## Problem description
Write the material out again in full, word for word. Do not include the pictures.

## Records for the exercise

────────

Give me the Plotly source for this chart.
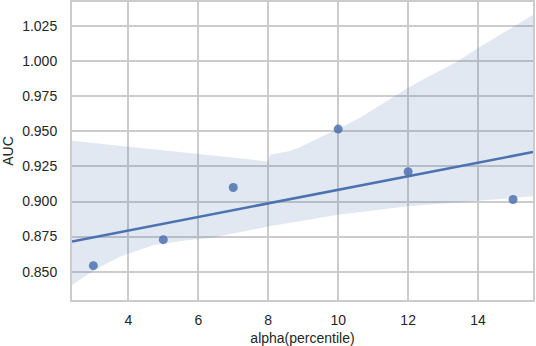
import numpy as np
import plotly.graph_objects as go

# 資料 (讀自圖片)
alpha = [3, 5, 7, 10, 12, 15]
auc = [0.8543, 0.8728, 0.9100, 0.9516, 0.9212, 0.9014]

# 信賴區間邊界 (bootstrap 帶, 讀自圖片)
band_x = [2.39, 4.0, 5.48, 7.19, 8.0, 8.05, 8.61, 8.9, 9.47, 10.0, 10.63,
          12.0, 12.33, 13.38, 14.0, 15.48, 15.57]
band_upper = [0.9433, 0.9390, 0.9350, 0.9305, 0.9286, 0.9333, 0.9360, 0.9386,
              0.9457, 0.9516, 0.9599, 0.9810, 0.9857, 0.9995, 1.0095, 1.0316, 1.0330]
low_x = [2.39, 2.82, 3.3, 3.76, 4.0, 4.71, 5.67, 6.34, 8.0, 10.0, 12.0, 13.95, 15.57]
band_lower = [0.8405, 0.8476, 0.8548, 0.8607, 0.8631, 0.8688, 0.8724, 0.8740,
              0.8821, 0.8905, 0.8966, 0.9004, 0.9037]

x_range = [2.39, 15.57]
y_range = [0.8298, 1.0422]
x_ticks = [4, 6, 8, 10, 12, 14]
y_ticks = [0.850, 0.875, 0.900, 0.925, 0.950, 0.975, 1.000, 1.025]

blue = "#4c72b0"
grid = "#cccccc"

# 迴歸線
slope, inter = np.polyfit(alpha, auc, 1)
line_x = np.array(x_range)
line_y = slope * line_x + inter

fig = go.Figure()

# 信賴區間
fig.add_trace(go.Scatter(
    x=band_x + low_x[::-1],
    y=band_upper + band_lower[::-1],
    fill="toself",
    fillcolor="rgba(76,114,176,0.16)",
    line=dict(width=0),
    mode="lines",
    hoverinfo="skip",
    showlegend=False,
))

fig.add_trace(go.Scatter(
    x=alpha, y=auc, mode="markers",
    marker=dict(color=blue, size=9, opacity=0.85),
    showlegend=False,
))

fig.add_trace(go.Scatter(
    x=line_x, y=line_y, mode="lines",
    line=dict(color=blue, width=2.6),
    showlegend=False,
))

font = dict(family="Liberation Sans, Arial, sans-serif", size=14, color="#262626")

fig.update_xaxes(
    range=x_range, tickvals=x_ticks, ticks="",
    showgrid=True, gridcolor=grid, gridwidth=1.6,
    showline=True, linecolor=grid, linewidth=2, mirror=True,
    zeroline=False, ticklabelstandoff=6, automargin=False,
    title=dict(text="alpha(percentile)", font=font, standoff=6),
    tickfont=font,
)
fig.update_yaxes(
    range=y_range, tickvals=y_ticks, tickformat=".3f", ticks="",
    showgrid=True, gridcolor=grid, gridwidth=1.6,
    showline=True, linecolor=grid, linewidth=2, mirror=True,
    zeroline=False, ticklabelstandoff=10, automargin=False,
    title=dict(text="AUC", font=font, standoff=6),
    tickfont=font,
)

fig.update_layout(
    width=536, height=346,
    margin=dict(l=72, r=3, t=2, b=46),
    plot_bgcolor="white", paper_bgcolor="white",
    font=font,
)

# 去掉頁面預設的 body 邊距
fig.write_html("out.html",
               config={"displayModeBar": False},
               post_script="document.body.style.margin='0';document.body.style.overflow='hidden';")
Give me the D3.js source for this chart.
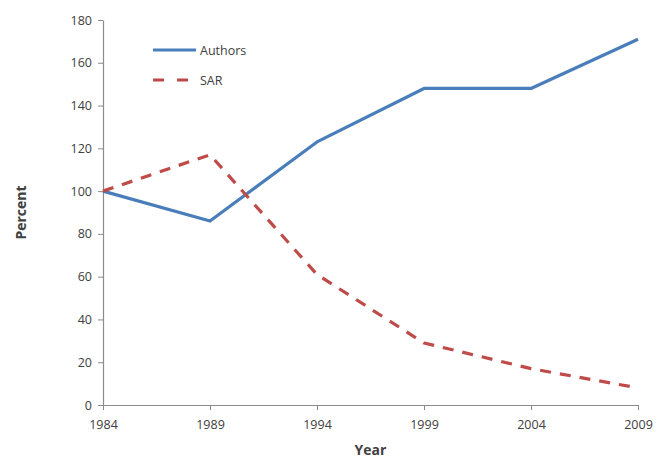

────────

## Output for this exercise
Give me the Plotly source for this chart.
import numpy as np
import plotly.graph_objects as go

# 資料 (讀自圖片)
alpha = [3, 5, 7, 10, 12, 15]
auc = [0.8543, 0.8728, 0.9100, 0.9516, 0.9212, 0.9014]

# 信賴區間邊界 (bootstrap 帶, 讀自圖片)
band_x = [2.39, 4.0, 5.48, 7.19, 8.0, 8.05, 8.61, 8.9, 9.47, 10.0, 10.63,
          12.0, 12.33, 13.38, 14.0, 15.48, 15.57]
band_upper = [0.9433, 0.9390, 0.9350, 0.9305, 0.9286, 0.9333, 0.9360, 0.9386,
              0.9457, 0.9516, 0.9599, 0.9810, 0.9857, 0.9995, 1.0095, 1.0316, 1.0330]
low_x = [2.39, 2.82, 3.3, 3.76, 4.0, 4.71, 5.67, 6.34, 8.0, 10.0, 12.0, 13.95, 15.57]
band_lower = [0.8405, 0.8476, 0.8548, 0.8607, 0.8631, 0.8688, 0.8724, 0.8740,
              0.8821, 0.8905, 0.8966, 0.9004, 0.9037]

x_range = [2.39, 15.57]
y_range = [0.8298, 1.0422]
x_ticks = [4, 6, 8, 10, 12, 14]
y_ticks = [0.850, 0.875, 0.900, 0.925, 0.950, 0.975, 1.000, 1.025]

blue = "#4c72b0"
grid = "#cccccc"

# 迴歸線
slope, inter = np.polyfit(alpha, auc, 1)
line_x = np.array(x_range)
line_y = slope * line_x + inter

fig = go.Figure()

# 信賴區間
fig.add_trace(go.Scatter(
    x=band_x + low_x[::-1],
    y=band_upper + band_lower[::-1],
    fill="toself",
    fillcolor="rgba(76,114,176,0.16)",
    line=dict(width=0),
    mode="lines",
    hoverinfo="skip",
    showlegend=False,
))

fig.add_trace(go.Scatter(
    x=alpha, y=auc, mode="markers",
    marker=dict(color=blue, size=9, opacity=0.85),
    showlegend=False,
))

fig.add_trace(go.Scatter(
    x=line_x, y=line_y, mode="lines",
    line=dict(color=blue, width=2.6),
    showlegend=False,
))

font = dict(family="Liberation Sans, Arial, sans-serif", size=14, color="#262626")

fig.update_xaxes(
    range=x_range, tickvals=x_ticks, ticks="",
    showgrid=True, gridcolor=grid, gridwidth=1.6,
    showline=True, linecolor=grid, linewidth=2, mirror=True,
    zeroline=False, ticklabelstandoff=6, automargin=False,
    title=dict(text="alpha(percentile)", font=font, standoff=6),
    tickfont=font,
)
fig.update_yaxes(
    range=y_range, tickvals=y_ticks, tickformat=".3f", ticks="",
    showgrid=True, gridcolor=grid, gridwidth=1.6,
    showline=True, linecolor=grid, linewidth=2, mirror=True,
    zeroline=False, ticklabelstandoff=10, automargin=False,
    title=dict(text="AUC", font=font, standoff=6),
    tickfont=font,
)

fig.update_layout(
    width=536, height=346,
    margin=dict(l=72, r=3, t=2, b=46),
    plot_bgcolor="white", paper_bgcolor="white",
    font=font,
)

# 去掉頁面預設的 body 邊距
fig.write_html("out.html",
               config={"displayModeBar": False},
               post_script="document.body.style.margin='0';document.body.style.overflow='hidden';")
Give me the D3.js source for this chart.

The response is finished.